--- begin ---

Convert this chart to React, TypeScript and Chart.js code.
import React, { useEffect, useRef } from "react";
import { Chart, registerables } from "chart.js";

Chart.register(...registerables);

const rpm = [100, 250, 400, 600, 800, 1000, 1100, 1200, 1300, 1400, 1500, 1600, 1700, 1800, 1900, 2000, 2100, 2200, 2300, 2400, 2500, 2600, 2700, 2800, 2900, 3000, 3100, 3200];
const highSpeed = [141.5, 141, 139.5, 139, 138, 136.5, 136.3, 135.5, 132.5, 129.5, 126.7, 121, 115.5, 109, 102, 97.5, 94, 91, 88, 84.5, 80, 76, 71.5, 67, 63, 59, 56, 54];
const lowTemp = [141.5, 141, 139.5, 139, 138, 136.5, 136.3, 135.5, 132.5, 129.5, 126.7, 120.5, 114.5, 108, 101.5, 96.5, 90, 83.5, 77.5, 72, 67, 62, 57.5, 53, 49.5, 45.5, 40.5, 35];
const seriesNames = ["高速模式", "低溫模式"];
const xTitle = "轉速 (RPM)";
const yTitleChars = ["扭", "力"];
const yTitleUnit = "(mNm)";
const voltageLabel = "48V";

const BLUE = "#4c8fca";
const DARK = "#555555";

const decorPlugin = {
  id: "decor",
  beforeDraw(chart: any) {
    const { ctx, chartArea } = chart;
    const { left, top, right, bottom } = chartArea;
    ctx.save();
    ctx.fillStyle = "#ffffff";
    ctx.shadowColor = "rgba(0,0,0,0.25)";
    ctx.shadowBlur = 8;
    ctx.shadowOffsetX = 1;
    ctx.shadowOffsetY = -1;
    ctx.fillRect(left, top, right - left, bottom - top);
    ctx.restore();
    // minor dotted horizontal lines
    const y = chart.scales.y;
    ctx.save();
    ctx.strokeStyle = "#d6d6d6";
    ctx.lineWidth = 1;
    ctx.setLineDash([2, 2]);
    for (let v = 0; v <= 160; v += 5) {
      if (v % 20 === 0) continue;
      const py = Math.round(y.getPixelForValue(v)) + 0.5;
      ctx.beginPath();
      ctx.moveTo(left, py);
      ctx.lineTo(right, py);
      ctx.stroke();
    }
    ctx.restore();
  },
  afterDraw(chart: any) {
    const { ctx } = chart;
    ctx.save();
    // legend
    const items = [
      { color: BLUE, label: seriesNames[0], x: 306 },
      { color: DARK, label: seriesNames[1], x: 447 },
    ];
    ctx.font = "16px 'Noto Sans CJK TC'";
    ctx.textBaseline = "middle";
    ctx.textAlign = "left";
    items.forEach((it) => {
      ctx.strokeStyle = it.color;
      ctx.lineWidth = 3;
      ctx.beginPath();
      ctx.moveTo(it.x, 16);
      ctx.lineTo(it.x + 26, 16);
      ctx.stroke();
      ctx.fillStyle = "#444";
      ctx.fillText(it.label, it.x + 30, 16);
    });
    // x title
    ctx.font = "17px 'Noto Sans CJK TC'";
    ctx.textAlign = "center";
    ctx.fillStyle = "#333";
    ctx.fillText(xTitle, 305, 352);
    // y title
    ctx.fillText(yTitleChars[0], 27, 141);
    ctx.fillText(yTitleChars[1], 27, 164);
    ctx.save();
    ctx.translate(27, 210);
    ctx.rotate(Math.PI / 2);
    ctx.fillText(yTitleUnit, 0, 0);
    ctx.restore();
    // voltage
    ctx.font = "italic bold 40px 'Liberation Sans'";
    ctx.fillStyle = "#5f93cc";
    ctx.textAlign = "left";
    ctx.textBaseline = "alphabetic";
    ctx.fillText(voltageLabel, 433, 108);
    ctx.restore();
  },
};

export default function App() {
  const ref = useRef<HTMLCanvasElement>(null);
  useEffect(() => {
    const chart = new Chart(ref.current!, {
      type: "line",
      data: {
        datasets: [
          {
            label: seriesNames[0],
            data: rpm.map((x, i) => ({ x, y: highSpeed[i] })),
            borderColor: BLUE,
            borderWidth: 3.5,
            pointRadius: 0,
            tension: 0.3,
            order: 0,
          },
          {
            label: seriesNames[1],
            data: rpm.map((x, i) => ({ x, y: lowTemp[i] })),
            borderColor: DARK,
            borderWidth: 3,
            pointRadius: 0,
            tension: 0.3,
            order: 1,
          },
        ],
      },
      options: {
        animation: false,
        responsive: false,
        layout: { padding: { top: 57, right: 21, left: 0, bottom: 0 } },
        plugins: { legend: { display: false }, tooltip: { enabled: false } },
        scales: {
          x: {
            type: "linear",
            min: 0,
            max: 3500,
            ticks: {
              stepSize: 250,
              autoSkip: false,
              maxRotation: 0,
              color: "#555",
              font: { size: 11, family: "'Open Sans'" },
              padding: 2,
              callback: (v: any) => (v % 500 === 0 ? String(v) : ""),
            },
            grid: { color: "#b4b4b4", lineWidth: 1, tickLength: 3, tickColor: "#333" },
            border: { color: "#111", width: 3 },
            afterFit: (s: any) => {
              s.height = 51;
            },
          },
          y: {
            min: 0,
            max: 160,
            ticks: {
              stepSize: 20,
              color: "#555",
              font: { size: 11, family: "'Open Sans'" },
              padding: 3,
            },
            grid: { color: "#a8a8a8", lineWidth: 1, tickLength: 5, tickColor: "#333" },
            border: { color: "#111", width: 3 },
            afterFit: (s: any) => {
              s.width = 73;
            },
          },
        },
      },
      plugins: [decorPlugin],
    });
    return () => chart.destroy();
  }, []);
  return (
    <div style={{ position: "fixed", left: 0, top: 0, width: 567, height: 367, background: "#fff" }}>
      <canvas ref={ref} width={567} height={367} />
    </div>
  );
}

--- end ---

**Exercise objective:**
Count how many lines above include the word "React" and answer with that figure only.

**Final answer:**
2